* EXERCISE PROMPT *
Quote every line below exactly as it reads.

* RAW DATA *

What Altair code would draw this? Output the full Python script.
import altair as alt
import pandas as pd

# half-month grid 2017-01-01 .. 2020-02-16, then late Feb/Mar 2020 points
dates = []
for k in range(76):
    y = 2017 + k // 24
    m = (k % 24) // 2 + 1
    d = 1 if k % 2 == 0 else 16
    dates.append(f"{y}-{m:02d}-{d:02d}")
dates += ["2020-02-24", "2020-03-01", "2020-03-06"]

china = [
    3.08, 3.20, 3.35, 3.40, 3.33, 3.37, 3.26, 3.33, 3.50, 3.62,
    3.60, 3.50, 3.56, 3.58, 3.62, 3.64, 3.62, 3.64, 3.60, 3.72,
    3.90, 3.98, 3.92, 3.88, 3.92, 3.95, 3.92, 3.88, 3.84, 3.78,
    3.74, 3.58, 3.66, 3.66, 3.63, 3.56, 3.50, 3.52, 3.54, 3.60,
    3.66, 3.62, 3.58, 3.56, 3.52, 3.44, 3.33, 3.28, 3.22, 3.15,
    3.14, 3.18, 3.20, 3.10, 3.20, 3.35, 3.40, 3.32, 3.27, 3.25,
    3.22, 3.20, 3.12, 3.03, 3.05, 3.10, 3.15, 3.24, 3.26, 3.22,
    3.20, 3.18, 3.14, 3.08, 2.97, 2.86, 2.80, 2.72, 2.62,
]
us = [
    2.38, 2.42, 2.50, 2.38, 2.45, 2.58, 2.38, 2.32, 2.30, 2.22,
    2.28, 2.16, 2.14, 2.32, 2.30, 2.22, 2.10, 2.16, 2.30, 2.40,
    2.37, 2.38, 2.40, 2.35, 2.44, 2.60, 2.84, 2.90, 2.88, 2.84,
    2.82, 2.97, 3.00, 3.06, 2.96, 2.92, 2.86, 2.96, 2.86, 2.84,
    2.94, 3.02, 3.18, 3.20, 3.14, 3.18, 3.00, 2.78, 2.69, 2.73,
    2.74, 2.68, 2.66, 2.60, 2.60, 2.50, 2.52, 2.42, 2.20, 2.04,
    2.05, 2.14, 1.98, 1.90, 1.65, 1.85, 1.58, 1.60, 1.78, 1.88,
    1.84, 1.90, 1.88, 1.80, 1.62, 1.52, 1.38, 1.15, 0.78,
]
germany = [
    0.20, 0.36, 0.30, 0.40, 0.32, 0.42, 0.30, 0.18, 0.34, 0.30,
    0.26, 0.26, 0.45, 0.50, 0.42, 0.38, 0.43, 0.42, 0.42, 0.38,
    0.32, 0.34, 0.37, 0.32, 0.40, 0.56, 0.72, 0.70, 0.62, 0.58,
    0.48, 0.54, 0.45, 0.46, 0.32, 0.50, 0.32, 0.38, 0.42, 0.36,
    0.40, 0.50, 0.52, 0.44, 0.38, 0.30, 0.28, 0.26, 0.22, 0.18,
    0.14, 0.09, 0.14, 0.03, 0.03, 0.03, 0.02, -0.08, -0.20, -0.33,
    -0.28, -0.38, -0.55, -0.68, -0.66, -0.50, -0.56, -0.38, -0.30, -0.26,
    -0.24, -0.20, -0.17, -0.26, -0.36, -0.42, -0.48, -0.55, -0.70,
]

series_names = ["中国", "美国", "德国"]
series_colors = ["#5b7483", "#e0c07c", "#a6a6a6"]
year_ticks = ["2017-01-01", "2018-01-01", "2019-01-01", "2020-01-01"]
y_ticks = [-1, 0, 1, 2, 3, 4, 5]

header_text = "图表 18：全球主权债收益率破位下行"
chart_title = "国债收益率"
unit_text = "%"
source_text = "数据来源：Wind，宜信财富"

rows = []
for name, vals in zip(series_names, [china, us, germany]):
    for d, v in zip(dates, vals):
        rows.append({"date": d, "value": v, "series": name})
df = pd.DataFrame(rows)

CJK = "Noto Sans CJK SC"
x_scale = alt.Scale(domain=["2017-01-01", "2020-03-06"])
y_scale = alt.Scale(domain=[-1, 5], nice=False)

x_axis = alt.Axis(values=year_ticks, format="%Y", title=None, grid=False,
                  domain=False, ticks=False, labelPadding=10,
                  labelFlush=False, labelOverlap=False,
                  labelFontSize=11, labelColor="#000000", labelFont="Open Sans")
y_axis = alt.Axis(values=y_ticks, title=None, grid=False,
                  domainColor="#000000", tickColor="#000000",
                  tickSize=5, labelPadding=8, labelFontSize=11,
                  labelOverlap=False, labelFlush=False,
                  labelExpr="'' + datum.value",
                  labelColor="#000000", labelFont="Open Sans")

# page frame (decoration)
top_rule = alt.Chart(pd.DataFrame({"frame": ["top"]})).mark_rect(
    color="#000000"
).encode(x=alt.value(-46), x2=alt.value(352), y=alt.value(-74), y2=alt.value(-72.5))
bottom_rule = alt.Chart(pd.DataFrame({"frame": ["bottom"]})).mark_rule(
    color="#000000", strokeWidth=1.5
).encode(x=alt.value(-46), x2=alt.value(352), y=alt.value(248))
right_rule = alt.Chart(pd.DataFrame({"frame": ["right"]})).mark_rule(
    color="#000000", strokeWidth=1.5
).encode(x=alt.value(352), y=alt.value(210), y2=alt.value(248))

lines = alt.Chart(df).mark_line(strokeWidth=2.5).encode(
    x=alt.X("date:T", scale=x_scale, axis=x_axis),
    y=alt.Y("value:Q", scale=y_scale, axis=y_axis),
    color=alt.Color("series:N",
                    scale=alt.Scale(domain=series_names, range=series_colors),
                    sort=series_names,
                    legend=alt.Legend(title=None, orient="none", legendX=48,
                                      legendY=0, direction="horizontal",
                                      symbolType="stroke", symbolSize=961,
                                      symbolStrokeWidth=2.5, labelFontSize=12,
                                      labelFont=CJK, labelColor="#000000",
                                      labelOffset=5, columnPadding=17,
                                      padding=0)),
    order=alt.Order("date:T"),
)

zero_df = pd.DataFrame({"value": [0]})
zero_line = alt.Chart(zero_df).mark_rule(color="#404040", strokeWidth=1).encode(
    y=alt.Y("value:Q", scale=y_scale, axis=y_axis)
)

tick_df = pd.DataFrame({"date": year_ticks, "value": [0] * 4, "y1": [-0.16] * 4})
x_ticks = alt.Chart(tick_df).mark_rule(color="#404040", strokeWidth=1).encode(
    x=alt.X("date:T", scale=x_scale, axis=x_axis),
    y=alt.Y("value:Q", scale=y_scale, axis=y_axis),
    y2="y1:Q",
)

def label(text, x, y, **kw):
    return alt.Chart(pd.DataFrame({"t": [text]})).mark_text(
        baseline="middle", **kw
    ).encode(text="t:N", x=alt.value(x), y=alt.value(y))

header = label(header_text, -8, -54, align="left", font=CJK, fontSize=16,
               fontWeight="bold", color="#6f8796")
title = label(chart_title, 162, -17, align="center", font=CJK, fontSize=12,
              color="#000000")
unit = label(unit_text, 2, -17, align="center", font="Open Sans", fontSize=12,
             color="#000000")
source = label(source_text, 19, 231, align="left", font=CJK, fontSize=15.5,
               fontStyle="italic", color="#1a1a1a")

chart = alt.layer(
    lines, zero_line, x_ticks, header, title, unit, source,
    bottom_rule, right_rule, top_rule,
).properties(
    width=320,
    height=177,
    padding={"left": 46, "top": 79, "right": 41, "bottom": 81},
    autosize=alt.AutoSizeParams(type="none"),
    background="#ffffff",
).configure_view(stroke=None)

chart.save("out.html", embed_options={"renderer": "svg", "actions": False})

* EXPECTED ANSWER *
What Altair code would draw this? Output the full Python script.
import altair as alt
import pandas as pd

# half-month grid 2017-01-01 .. 2020-02-16, then late Feb/Mar 2020 points
dates = []
for k in range(76):
    y = 2017 + k // 24
    m = (k % 24) // 2 + 1
    d = 1 if k % 2 == 0 else 16
    dates.append(f"{y}-{m:02d}-{d:02d}")
dates += ["2020-02-24", "2020-03-01", "2020-03-06"]

china = [
    3.08, 3.20, 3.35, 3.40, 3.33, 3.37, 3.26, 3.33, 3.50, 3.62,
    3.60, 3.50, 3.56, 3.58, 3.62, 3.64, 3.62, 3.64, 3.60, 3.72,
    3.90, 3.98, 3.92, 3.88, 3.92, 3.95, 3.92, 3.88, 3.84, 3.78,
    3.74, 3.58, 3.66, 3.66, 3.63, 3.56, 3.50, 3.52, 3.54, 3.60,
    3.66, 3.62, 3.58, 3.56, 3.52, 3.44, 3.33, 3.28, 3.22, 3.15,
    3.14, 3.18, 3.20, 3.10, 3.20, 3.35, 3.40, 3.32, 3.27, 3.25,
    3.22, 3.20, 3.12, 3.03, 3.05, 3.10, 3.15, 3.24, 3.26, 3.22,
    3.20, 3.18, 3.14, 3.08, 2.97, 2.86, 2.80, 2.72, 2.62,
]
us = [
    2.38, 2.42, 2.50, 2.38, 2.45, 2.58, 2.38, 2.32, 2.30, 2.22,
    2.28, 2.16, 2.14, 2.32, 2.30, 2.22, 2.10, 2.16, 2.30, 2.40,
    2.37, 2.38, 2.40, 2.35, 2.44, 2.60, 2.84, 2.90, 2.88, 2.84,
    2.82, 2.97, 3.00, 3.06, 2.96, 2.92, 2.86, 2.96, 2.86, 2.84,
    2.94, 3.02, 3.18, 3.20, 3.14, 3.18, 3.00, 2.78, 2.69, 2.73,
    2.74, 2.68, 2.66, 2.60, 2.60, 2.50, 2.52, 2.42, 2.20, 2.04,
    2.05, 2.14, 1.98, 1.90, 1.65, 1.85, 1.58, 1.60, 1.78, 1.88,
    1.84, 1.90, 1.88, 1.80, 1.62, 1.52, 1.38, 1.15, 0.78,
]
germany = [
    0.20, 0.36, 0.30, 0.40, 0.32, 0.42, 0.30, 0.18, 0.34, 0.30,
    0.26, 0.26, 0.45, 0.50, 0.42, 0.38, 0.43, 0.42, 0.42, 0.38,
    0.32, 0.34, 0.37, 0.32, 0.40, 0.56, 0.72, 0.70, 0.62, 0.58,
    0.48, 0.54, 0.45, 0.46, 0.32, 0.50, 0.32, 0.38, 0.42, 0.36,
    0.40, 0.50, 0.52, 0.44, 0.38, 0.30, 0.28, 0.26, 0.22, 0.18,
    0.14, 0.09, 0.14, 0.03, 0.03, 0.03, 0.02, -0.08, -0.20, -0.33,
    -0.28, -0.38, -0.55, -0.68, -0.66, -0.50, -0.56, -0.38, -0.30, -0.26,
    -0.24, -0.20, -0.17, -0.26, -0.36, -0.42, -0.48, -0.55, -0.70,
]

series_names = ["中国", "美国", "德国"]
series_colors = ["#5b7483", "#e0c07c", "#a6a6a6"]
year_ticks = ["2017-01-01", "2018-01-01", "2019-01-01", "2020-01-01"]
y_ticks = [-1, 0, 1, 2, 3, 4, 5]

header_text = "图表 18：全球主权债收益率破位下行"
chart_title = "国债收益率"
unit_text = "%"
source_text = "数据来源：Wind，宜信财富"

rows = []
for name, vals in zip(series_names, [china, us, germany]):
    for d, v in zip(dates, vals):
        rows.append({"date": d, "value": v, "series": name})
df = pd.DataFrame(rows)

CJK = "Noto Sans CJK SC"
x_scale = alt.Scale(domain=["2017-01-01", "2020-03-06"])
y_scale = alt.Scale(domain=[-1, 5], nice=False)

x_axis = alt.Axis(values=year_ticks, format="%Y", title=None, grid=False,
                  domain=False, ticks=False, labelPadding=10,
                  labelFlush=False, labelOverlap=False,
                  labelFontSize=11, labelColor="#000000", labelFont="Open Sans")
y_axis = alt.Axis(values=y_ticks, title=None, grid=False,
                  domainColor="#000000", tickColor="#000000",
                  tickSize=5, labelPadding=8, labelFontSize=11,
                  labelOverlap=False, labelFlush=False,
                  labelExpr="'' + datum.value",
                  labelColor="#000000", labelFont="Open Sans")

# page frame (decoration)
top_rule = alt.Chart(pd.DataFrame({"frame": ["top"]})).mark_rect(
    color="#000000"
).encode(x=alt.value(-46), x2=alt.value(352), y=alt.value(-74), y2=alt.value(-72.5))
bottom_rule = alt.Chart(pd.DataFrame({"frame": ["bottom"]})).mark_rule(
    color="#000000", strokeWidth=1.5
).encode(x=alt.value(-46), x2=alt.value(352), y=alt.value(248))
right_rule = alt.Chart(pd.DataFrame({"frame": ["right"]})).mark_rule(
    color="#000000", strokeWidth=1.5
).encode(x=alt.value(352), y=alt.value(210), y2=alt.value(248))

lines = alt.Chart(df).mark_line(strokeWidth=2.5).encode(
    x=alt.X("date:T", scale=x_scale, axis=x_axis),
    y=alt.Y("value:Q", scale=y_scale, axis=y_axis),
    color=alt.Color("series:N",
                    scale=alt.Scale(domain=series_names, range=series_colors),
                    sort=series_names,
                    legend=alt.Legend(title=None, orient="none", legendX=48,
                                      legendY=0, direction="horizontal",
                                      symbolType="stroke", symbolSize=961,
                                      symbolStrokeWidth=2.5, labelFontSize=12,
                                      labelFont=CJK, labelColor="#000000",
                                      labelOffset=5, columnPadding=17,
                                      padding=0)),
    order=alt.Order("date:T"),
)

zero_df = pd.DataFrame({"value": [0]})
zero_line = alt.Chart(zero_df).mark_rule(color="#404040", strokeWidth=1).encode(
    y=alt.Y("value:Q", scale=y_scale, axis=y_axis)
)

tick_df = pd.DataFrame({"date": year_ticks, "value": [0] * 4, "y1": [-0.16] * 4})
x_ticks = alt.Chart(tick_df).mark_rule(color="#404040", strokeWidth=1).encode(
    x=alt.X("date:T", scale=x_scale, axis=x_axis),
    y=alt.Y("value:Q", scale=y_scale, axis=y_axis),
    y2="y1:Q",
)

def label(text, x, y, **kw):
    return alt.Chart(pd.DataFrame({"t": [text]})).mark_text(
        baseline="middle", **kw
    ).encode(text="t:N", x=alt.value(x), y=alt.value(y))

header = label(header_text, -8, -54, align="left", font=CJK, fontSize=16,
               fontWeight="bold", color="#6f8796")
title = label(chart_title, 162, -17, align="center", font=CJK, fontSize=12,
              color="#000000")
unit = label(unit_text, 2, -17, align="center", font="Open Sans", fontSize=12,
             color="#000000")
source = label(source_text, 19, 231, align="left", font=CJK, fontSize=15.5,
               fontStyle="italic", color="#1a1a1a")

chart = alt.layer(
    lines, zero_line, x_ticks, header, title, unit, source,
    bottom_rule, right_rule, top_rule,
).properties(
    width=320,
    height=177,
    padding={"left": 46, "top": 79, "right": 41, "bottom": 81},
    autosize=alt.AutoSizeParams(type="none"),
    background="#ffffff",
).configure_view(stroke=None)

chart.save("out.html", embed_options={"renderer": "svg", "actions": False})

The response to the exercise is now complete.